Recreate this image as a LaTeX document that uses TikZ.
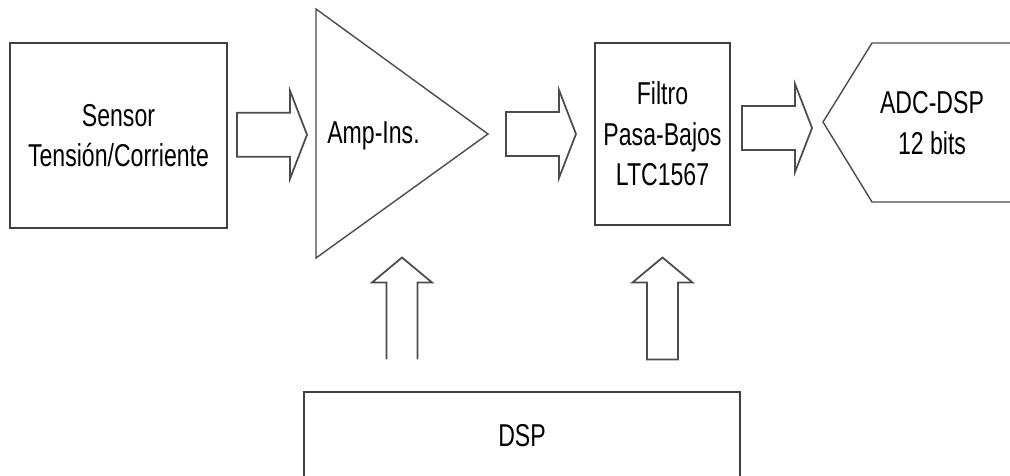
\documentclass[tikz,border=0pt]{standalone}
\usepackage{fontspec}
\setmainfont{Liberation Sans}[FakeStretch=0.73]
\usepackage{xcolor}
\usepackage{tikz}
\usetikzlibrary{calc}

\tikzset{
  block/.style={draw=black!75, line width=1.2pt, rectangle, align=center, font=\fontsize{18}{23}\selectfont},
  label text/.style={align=center, font=\fontsize{18}{23}\selectfont},
  fat/.style={draw=black!70, line width=1pt},
  rarrow/.pic={\draw[fat] (-35,-22) -- (18,-22) -- (18,-44) -- (35,0) -- (18,44) -- (18,22) -- (-35,22) -- cycle;},
  uparrow/.pic={\draw[fat] (-15.5,51) -- (-15.5,-26) -- (-30,-26) -- (0,-51) -- (30,-26) -- (15.5,-26) -- (15.5,51) -- cycle;},
  uparrow open/.pic={\draw[fat] (-15.5,51) -- (-15.5,-26) -- (-30,-26) -- (0,-51) -- (30,-26) -- (15.5,-26) -- (15.5,51);}
}

\begin{document}
\begin{tikzpicture}[x=0.02cm, y=-0.02cm]
            \useasboundingbox (0,0) rectangle (1010,476);
            \clip (0,0) rectangle (1010,476);

            % Left side - Sensor
            \node[block, minimum width=4.34cm, minimum height=3.7cm] (sensor) at (118.5,135.5) {Sensor\\Tensión/Corriente};

            % Amplifier triangle
            \coordinate (ampNW) at (316,9);
            \coordinate (ampSW) at (316,258);
            \coordinate (ampE) at (488,134);
            \coordinate (ampW) at (316,134);
            \draw[draw=black!70, line width=0.8pt] (ampNW) -- (ampE) -- (ampSW) -- cycle;
            \node[label text] (amp) at (373.5,136) {Amp-Ins.};

            % Low-pass filter
            \node[block, minimum width=2.7cm, minimum height=3.64cm] (filter) at (662.5,134) {Filtro\\Pasa-Bajos\\LTC1567};

            % Right side - ADC
            \coordinate (adcW) at (823,122);
            \draw[draw=black!70, line width=0.8pt] (1015,43) -- (872,43) -- (adcW) -- (872,202) -- (1015,202);
            \node[label text] (adc) at (932,123) {ADC-DSP\\12 bits};

            % Bottom - DSP
            \node[block, minimum width=8.72cm, minimum height=1.76cm] (dsp) at (522,436) {DSP};

            % Arrows
            \pic at ($(sensor.east)!0.5!(ampW)$) {rarrow};
            \pic at ($(ampE)!0.5!(filter.west)$) {rarrow};
            \pic at ($(filter.east)!0.5!(adcW)$) {rarrow};

            \coordinate (mid) at ($(filter.south)!0.5!(dsp.north)$);
            \coordinate (ampmid) at ($(ampW)!0.5!(ampE)$);
            \pic at (ampmid |- mid) {uparrow open};
            \pic at (filter.south |- mid) {uparrow};
        \end{tikzpicture}
\end{document}
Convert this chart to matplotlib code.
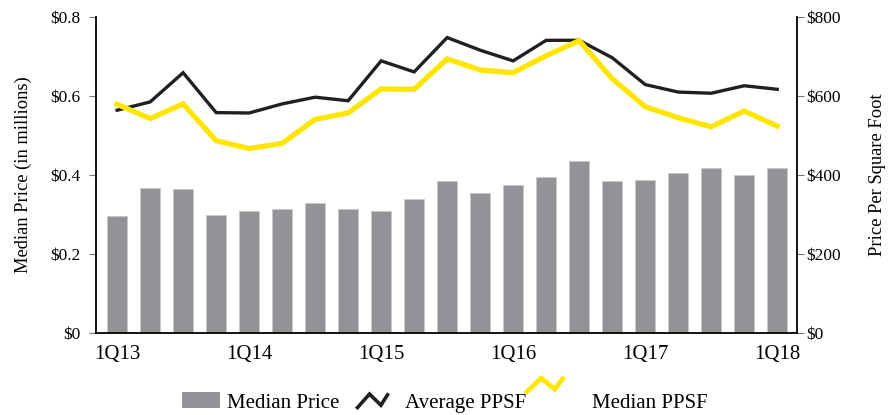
import matplotlib
matplotlib.use("Agg")
import matplotlib.pyplot as plt
from matplotlib.legend_handler import HandlerBase
from matplotlib.lines import Line2D
from matplotlib.patches import Patch
import numpy as np

plt.rcParams['font.family'] = ['Liberation Serif', 'DejaVu Serif']

quarters = ["1Q13", "2Q13", "3Q13", "4Q13", "1Q14", "2Q14", "3Q14", "4Q14",
            "1Q15", "2Q15", "3Q15", "4Q15", "1Q16", "2Q16", "3Q16", "4Q16",
            "1Q17", "2Q17", "3Q17", "4Q17", "1Q18"]
median_price = [0.295, 0.367, 0.364, 0.300, 0.308, 0.314, 0.329, 0.314, 0.309, 0.339,
                0.385, 0.354, 0.374, 0.394, 0.435, 0.384, 0.388, 0.404, 0.419, 0.399, 0.419]
average_ppsf = [564, 585, 659, 558, 557, 580, 597, 588, 689, 661, 748, 716, 689, 741,
                741, 697, 629, 610, 607, 626, 617]
median_ppsf = [579, 543, 580, 487, 467, 480, 541, 557, 618, 617, 694, 666, 659, 702,
               740, 644, 573, 545, 522, 562, 524]
left_ticks = [0, 0.2, 0.4, 0.6, 0.8]
left_labels = ["$0", "$0.2", "$0.4", "$0.6", "$0.8"]
right_ticks = [0, 200, 400, 600, 800]
right_labels = ["$0", "$200", "$400", "$600", "$800"]

BAR = "#939397"
BLACK = "#231f20"
YELLOW = "#ffe600"

fig = plt.figure(figsize=(8.93, 4.15), dpi=100)
ax = fig.add_axes([0.1075, 0.1976, 0.785, 0.7614])
ax2 = ax.twinx()

x = np.arange(len(quarters))
ax.bar(x, median_price, width=0.62, color=BAR, edgecolor="#c9c9cb", linewidth=0.6, zorder=2)
ax2.plot(x, average_ppsf, color=BLACK, lw=2.4, zorder=3, solid_joinstyle='miter')
ax2.plot(x, median_ppsf, color=YELLOW, lw=3.8, zorder=4, solid_joinstyle='miter')

ax.set_xlim(-0.64, 20.6)
ax.set_ylim(0, 0.8)
ax2.set_ylim(0, 800)

ax.set_xticks(x[::4])
ax.set_xticklabels(quarters[::4], fontsize=15)
ax.tick_params(axis='x', length=0, pad=9)

ax.set_yticks(left_ticks)
ax.set_yticklabels(left_labels, fontsize=12.5)
ax.tick_params(axis='y', direction='out', length=5, width=0.8, pad=6, color="#777777")
ax2.set_yticks(right_ticks)
ax2.set_yticklabels(right_labels, fontsize=12.5)
ax2.tick_params(axis='y', direction='out', length=5, width=0.8, pad=2, color="#777777")

for a in (ax, ax2):
    a.spines['top'].set_visible(False)
ax.spines['right'].set_visible(False)
ax2.spines['left'].set_visible(False)
ax2.spines['bottom'].set_visible(False)
for s in ('left', 'bottom'):
    ax.spines[s].set_linewidth(1.3)
ax2.spines['right'].set_linewidth(1.3)

ax.set_ylabel("Median Price (in millions)", fontsize=13.3, labelpad=13)
ax2.set_ylabel("Price Per Square Foot", fontsize=13.3, labelpad=20, rotation=90)


class HandlerZigzag(HandlerBase):
    def __init__(self, color, lw, dy=0.0, dx=0.0, scale=1.0):
        super().__init__()
        self.color = color
        self.lw = lw
        self.dy = dy
        self.dx = dx
        self.scale = scale

    def create_artists(self, legend, orig_handle, xdescent, ydescent, width, height,
                       fontsize, trans):
        w = width * self.scale
        xs = np.array([0.0, 0.4, 0.78, 1.0]) * w + (width - w) / 2 - xdescent + self.dx * fontsize
        ys = np.array([0.05, 0.9, 0.2, 0.85]) * height - ydescent + self.dy * height
        ln = Line2D(xs, ys, color=self.color, lw=self.lw, transform=trans,
                    solid_joinstyle='miter')
        return [ln]


h_bar = Patch(facecolor=BAR, edgecolor="none")
h_avg = Line2D([], [], color=BLACK)
h_med = Line2D([], [], color=YELLOW)
leg = fig.legend([h_bar, h_avg, h_med], ["Median Price", "Average PPSF", "Median PPSF"],
                 loc='center', bbox_to_anchor=(0.498, 0.03), ncol=3, frameon=False,
                 fontsize=15, handlelength=1.8, handleheight=0.8, columnspacing=1.0,
                 handletextpad=0.35,
                 handler_map={h_avg: HandlerZigzag(BLACK, 2.6, dx=-0.3, scale=0.8),
                              h_med: HandlerZigzag(YELLOW, 3.4, dy=1.0, dx=-1.0, scale=0.95)})

fig.savefig("out.png", dpi=100)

_ _ _ _

## [AIM OF THE EXERCISE]
Copy nothing past the line containing "minimum width=4.34cm, minimum": reproduce every line from the start of the records up to it, skipping pictures.

## [WRITTEN RESPONSE]
Recreate this image as a LaTeX document that uses TikZ.
\documentclass[tikz,border=0pt]{standalone}
\usepackage{fontspec}
\setmainfont{Liberation Sans}[FakeStretch=0.73]
\usepackage{xcolor}
\usepackage{tikz}
\usetikzlibrary{calc}

\tikzset{
  block/.style={draw=black!75, line width=1.2pt, rectangle, align=center, font=\fontsize{18}{23}\selectfont},
  label text/.style={align=center, font=\fontsize{18}{23}\selectfont},
  fat/.style={draw=black!70, line width=1pt},
  rarrow/.pic={\draw[fat] (-35,-22) -- (18,-22) -- (18,-44) -- (35,0) -- (18,44) -- (18,22) -- (-35,22) -- cycle;},
  uparrow/.pic={\draw[fat] (-15.5,51) -- (-15.5,-26) -- (-30,-26) -- (0,-51) -- (30,-26) -- (15.5,-26) -- (15.5,51) -- cycle;},
  uparrow open/.pic={\draw[fat] (-15.5,51) -- (-15.5,-26) -- (-30,-26) -- (0,-51) -- (30,-26) -- (15.5,-26) -- (15.5,51);}
}

\begin{document}
\begin{tikzpicture}[x=0.02cm, y=-0.02cm]
            \useasboundingbox (0,0) rectangle (1010,476);
            \clip (0,0) rectangle (1010,476);

            % Left side - Sensor
            \node[block, minimum width=4.34cm, minimum height=3.7cm] (sensor) at (118.5,135.5) {Sensor\\Tensión/Corriente};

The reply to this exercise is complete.